Benchmarking helps you understand CockroachDB performance characteristics, capacity planning, and regression testing. This guide covers built-in workload tools and best practices.

Workload Tool

CockroachDB includes a workload CLI tool with several standard benchmark scenarios.

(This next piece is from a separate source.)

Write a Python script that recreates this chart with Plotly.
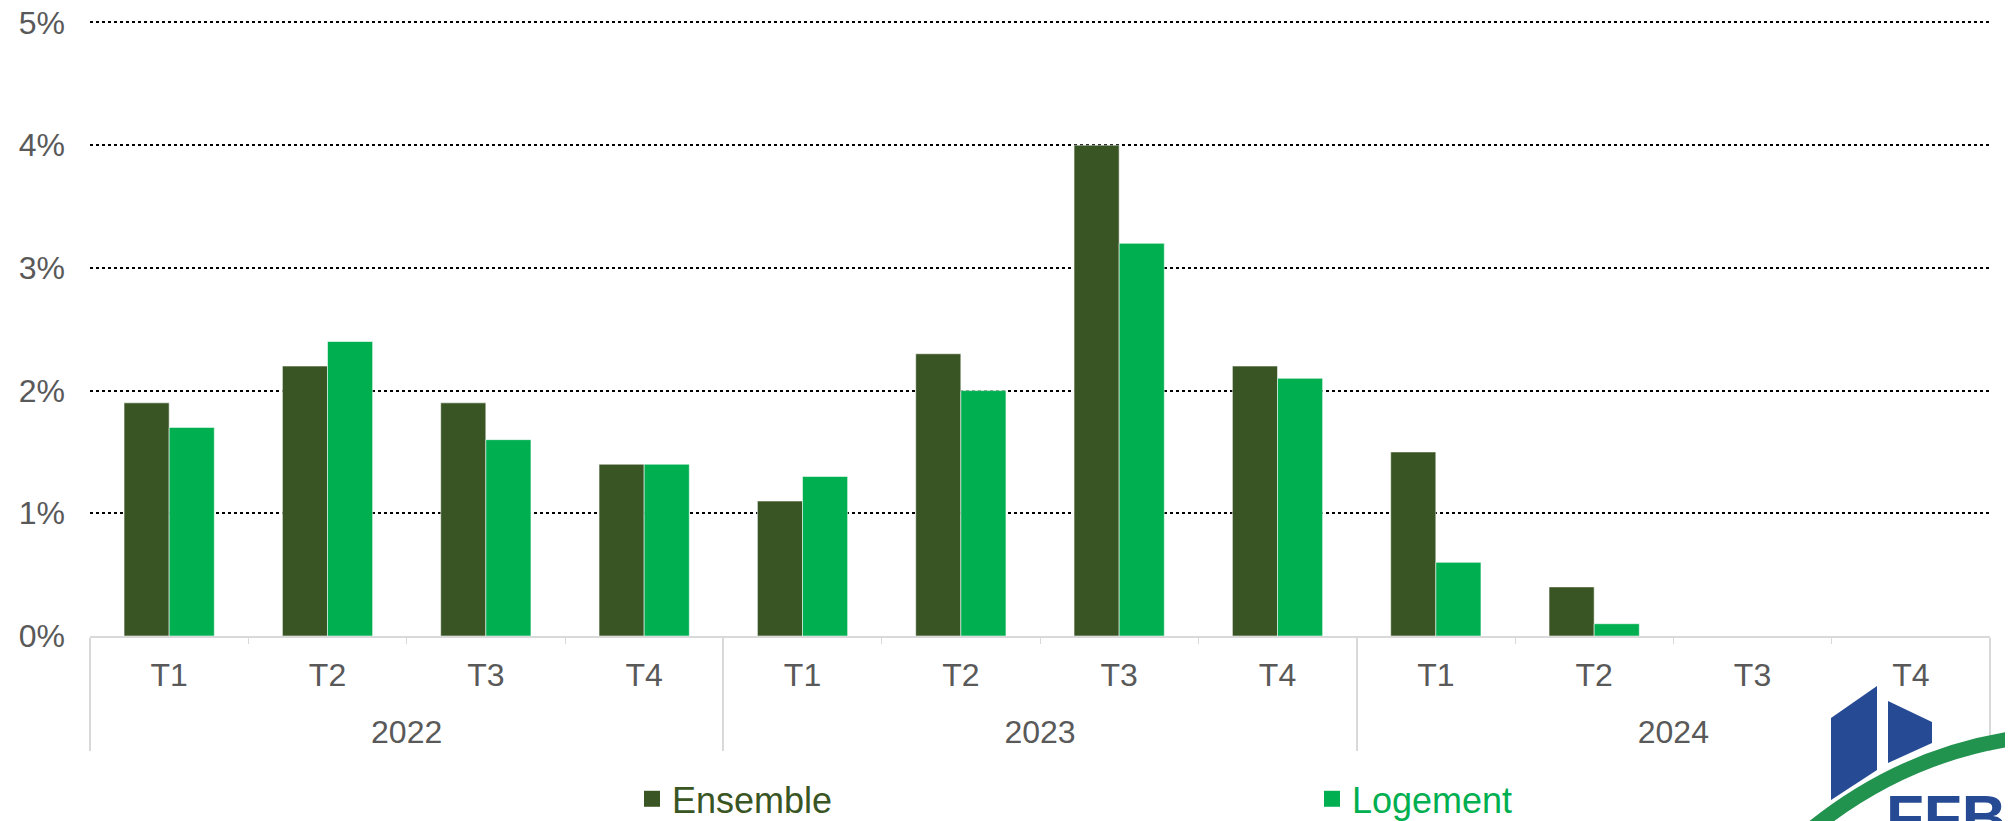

The tool is located at pkg/workload in the source tree.

Installation

# Build the workload binary
make bin/workload

# Or use pre-built binary from releases
wget https://binaries.cockroachdb.com/cockroach-workload-latest.linux-amd64
chmod +x cockroach-workload-latest.linux-amd64
mv cockroach-workload-latest.linux-amd64 /usr/local/bin/workload

Built-in Workloads

Bank Workload

Simulates a simple banking application with account transfers. 
# Create schema and load data
workload init bank \
  --rows=10000 \
  --payload-bytes=100 \
  --ranges=10 \
  'postgresql://root@localhost:26257?sslmode=disable'
Key parameters:
  • --rows: Number of accounts
  • --payload-bytes: Size of payload column
  • --ranges: Number of initial range splits
  • --concurrency: Number of concurrent workers
  • --max-rate: Maximum operations per second (0 = unlimited)
Schema: 
CREATE TABLE bank (
  id INT PRIMARY KEY,
  balance INT,
  payload STRING,
  FAMILY (id, balance, payload)
);

KV Workload

Generic key-value operations for read/write performance testing. 
workload init kv \
  --splits=10 \
  --cycle-length=10000 \
  'postgresql://root@localhost:26257?sslmode=disable'

workload run kv \
  --duration=10m \
  --concurrency=256 \
  --read-percent=95 \
  --batch=100 \
  'postgresql://root@localhost:26257?sslmode=disable'
Key parameters:
  • --read-percent: Percentage of read operations (0-100)
  • --batch: Number of operations per SQL statement
  • --zipfian: Use zipfian distribution (some keys accessed more frequently)
  • --sequential: Sequential key access pattern
  • --splits: Number of range splits

TPCC Workload

Industry-standard TPC-C benchmark for OLTP performance.
TPCC initialization can take significant time. For 1000 warehouses, expect 30-60 minutes.
# Initialize with 100 warehouses
workload init tpcc \
  --warehouses=100 \
  --data-loader=import \
  'postgresql://root@localhost:26257/tpcc?sslmode=disable'
Key parameters:
  • --warehouses: Number of warehouses (scale factor)
  • --active-warehouses: Warehouses actively used during run
  • --workers: Number of concurrent workers
  • --wait: Include think time between operations
  • --ramp: Ramp-up period before full load
Transaction mix:
  • New Order: 45%
  • Payment: 43%
  • Order Status: 4%
  • Delivery: 4%
  • Stock Level: 4%

YCSB Workload

Yahoo! Cloud Serving Benchmark for various access patterns. 
# 50% reads, 50% updates
workload init ycsb \
  --initial-rows=1000000 \
  'postgresql://root@localhost:26257?sslmode=disable'

workload run ycsb \
  --workload=A \
  --concurrency=256 \
  --duration=10m \
  'postgresql://root@localhost:26257?sslmode=disable'
Workload types:
  • A: Update heavy (50% read, 50% update)
  • B: Read mostly (95% read, 5% update)
  • C: Read only (100% read)
  • D: Read latest (95% read, 5% insert, zipfian)
  • E: Scan short ranges (95% scan, 5% insert)
  • F: Read-modify-write (50% read, 50% read-modify-write)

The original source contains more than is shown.